Currently, the Polish Institute is busy running a great number of cultural programs in connection with the Polish EU presidency. “We are organizing a Polish-Hungarian linguistic round table discussion at Europa Pont. We are also involved in the ‘Art on the Lake’ project, we brought the contemporary folk group Dagadana to the Danube Party or Õszibarack (the world translates to peach in Hungarian, however, this electro band has no relation whatsoever to Hungary – they just loved the name) to the VOLT Festival and Zöld Pardon. The library of the Polish Institute Budapest features 15,000 books and a huge collection of films, also offering a rich Polish video collection, partly fictions, partly documents about culture, tourism, economy, politics, art events, monographic films, etc. “For a few years now, we're continuously enriching our CD collection,” the director says. “In our activity, the photo set-ups made by the best Polish artists in over 100 topics, as history, geography, ethnography, politics or culture, are extremely useful.” According to Bernas, these materials are mostly used by Polish department university students. “Uniquely in Europe, there are three universities in Hungary (in Budapest, Piliscsaba and Debrecen) that run Polish language departments. Vice-versa, independent Hungarian language departments run at three Polish universities, including Krakow, Warsaw and Poznan.”

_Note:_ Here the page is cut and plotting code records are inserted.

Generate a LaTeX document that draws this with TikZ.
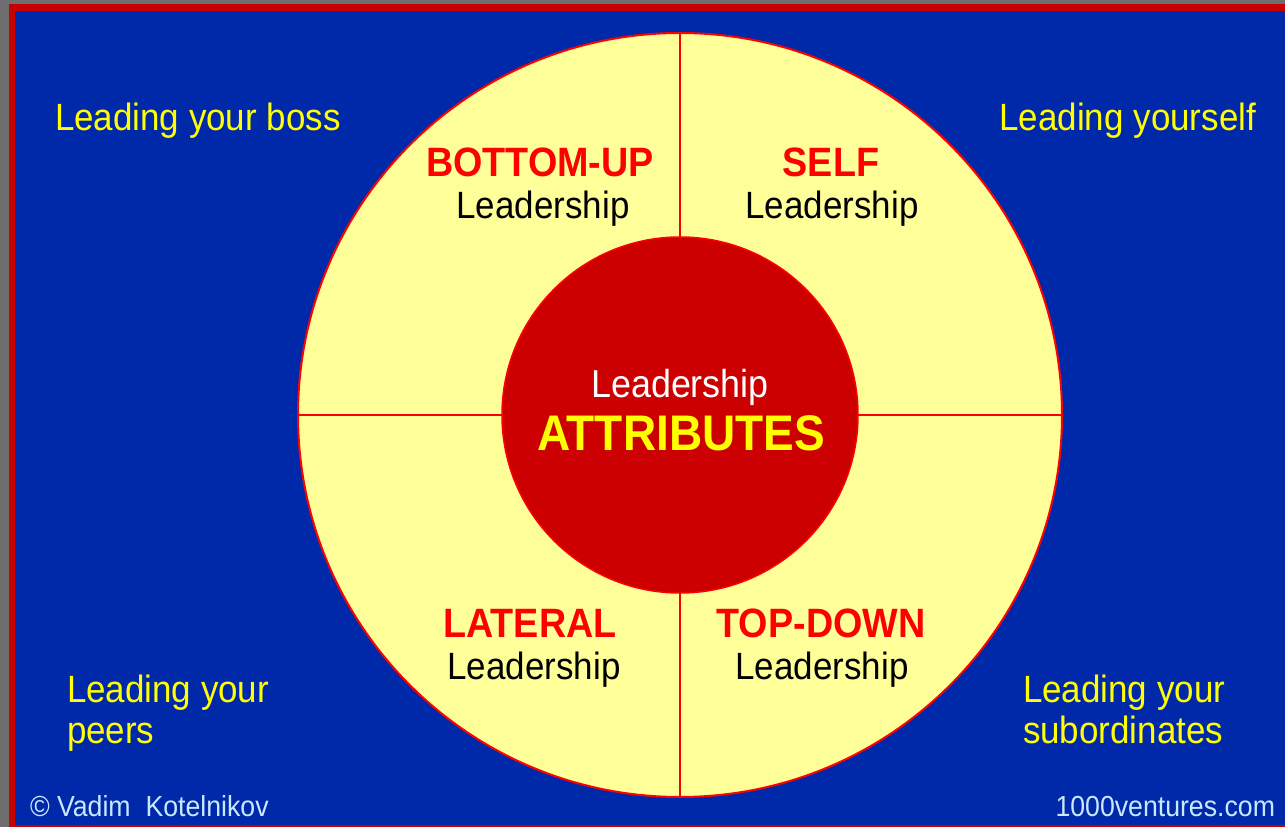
\documentclass[tikz,border=0pt]{standalone}
\usepackage{fontspec}
\newfontfamily\pix[FakeStretch=0.92]{Liberation Sans}
\definecolor{bgblue}{RGB}{0,41,170}
\definecolor{framered}{RGB}{200,0,0}
\definecolor{framegray}{RGB}{110,110,110}
\definecolor{paleyel}{RGB}{255,255,153}
\definecolor{linered}{RGB}{255,0,0}
\definecolor{corered}{RGB}{204,0,0}
\definecolor{lightblue}{RGB}{200,232,255}
\definecolor{txtyel}{RGB}{255,255,0}
\tikzset{
  every node/.style={inner sep=0pt, outer sep=0pt},
  corner/.style={text=txtyel, font=\pix\fontsize{38}{41}\selectfont},
  kind/.style={text=linered, font=\pix\bfseries\fontsize{41}{44}\selectfont, anchor=base},
  lead/.style={text=black, font=\pix\fontsize{38}{41}\selectfont, anchor=base},
  foot/.style={text=lightblue, font=\pix\fontsize{29}{31}\selectfont},
  divider/.style={draw=linered, line width=2.2pt}
}
\begin{document}
\begin{tikzpicture}[x=1pt,y=1pt]
\useasboundingbox (0,0) rectangle (1285,827);
\fill[framegray] (0,0) rectangle (1285,827);
\fill[framered] (9,0) rectangle (1285,823);
\fill[bgblue] (15,2) rectangle (1285,816);
\coordinate (c) at (680,412);
\node[circle, fill=paleyel, draw=linered, line width=2pt, minimum size=764pt] (outer) at (c) {};
\node[circle, minimum size=356pt] (innerref) at (c) {};
\draw[divider] (outer.north) -- (innerref.north);
\draw[divider] (outer.south) -- (innerref.south);
\draw[divider] (outer.west) -- (innerref.west);
\draw[divider] (outer.east) -- (innerref.east);
\node[circle, fill=corered, draw=linered, line width=1.5pt, minimum size=356pt] (inner) at (c) {};
% centre text
\node[text=white, font=\pix\fontsize{39}{42}\selectfont, anchor=base] (clead) at (680,429) {Leadership};
\node[text=txtyel, font=\pix\bfseries\fontsize{50}{54}\selectfont, anchor=base] (attr) at (681,376) {ATTRIBUTES};
% quadrant labels
\node[kind] (bu) at (540,650) {BOTTOM-UP};
\node[lead] (bul) at (543,608) {Leadership};
\node[kind] (self) at (831,650) {SELF};
\node[lead] (selfl) at (832,608) {Leadership};
\node[kind] (lat) at (530,189) {LATERAL};
\node[lead] (latl) at (534,147) {Leadership};
\node[kind] (td) at (821,189) {TOP-DOWN};
\node[lead] (tdl) at (822,147) {Leadership};
% corner texts
\node[corner, anchor=base west] (boss) at (55,696) {Leading your boss};
\node[corner, anchor=base east] (yourself) at (1256,696) {Leading yourself};
\node[corner, anchor=base west] (peersa) at (67,124) {Leading your};
\node[corner, anchor=base west] (peersb) at (67,83) {peers};
\node[corner, anchor=base west] (suba) at (1023,124) {Leading your};
\node[corner, anchor=base west] (subb) at (1023,83) {subordinates};
% footer
\node[foot, anchor=base west] (copy) at (30,10) {© Vadim \ Kotelnikov};
\node[foot, anchor=base east] (site) at (1275,10) {1000ventures.com};
\end{tikzpicture}
\end{document}
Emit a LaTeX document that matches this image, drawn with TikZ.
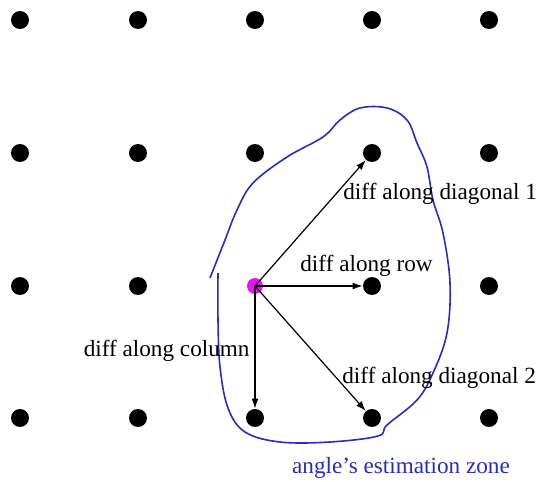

On Oct 21, 1934 an agreement on cultural cooperation between Poland and Hungary was signed in Warsaw on the occasion of a visit paid by the Hungarian Prime Minister. Four years after the signing ceremony, a Polish language lecturer at the Peter Pazmany Royal University in Budapest was appointed as the Director of the Polish Institute. The Institute commenced its activity in January 1939. In its current head office, the Institute has run its activity since 1964.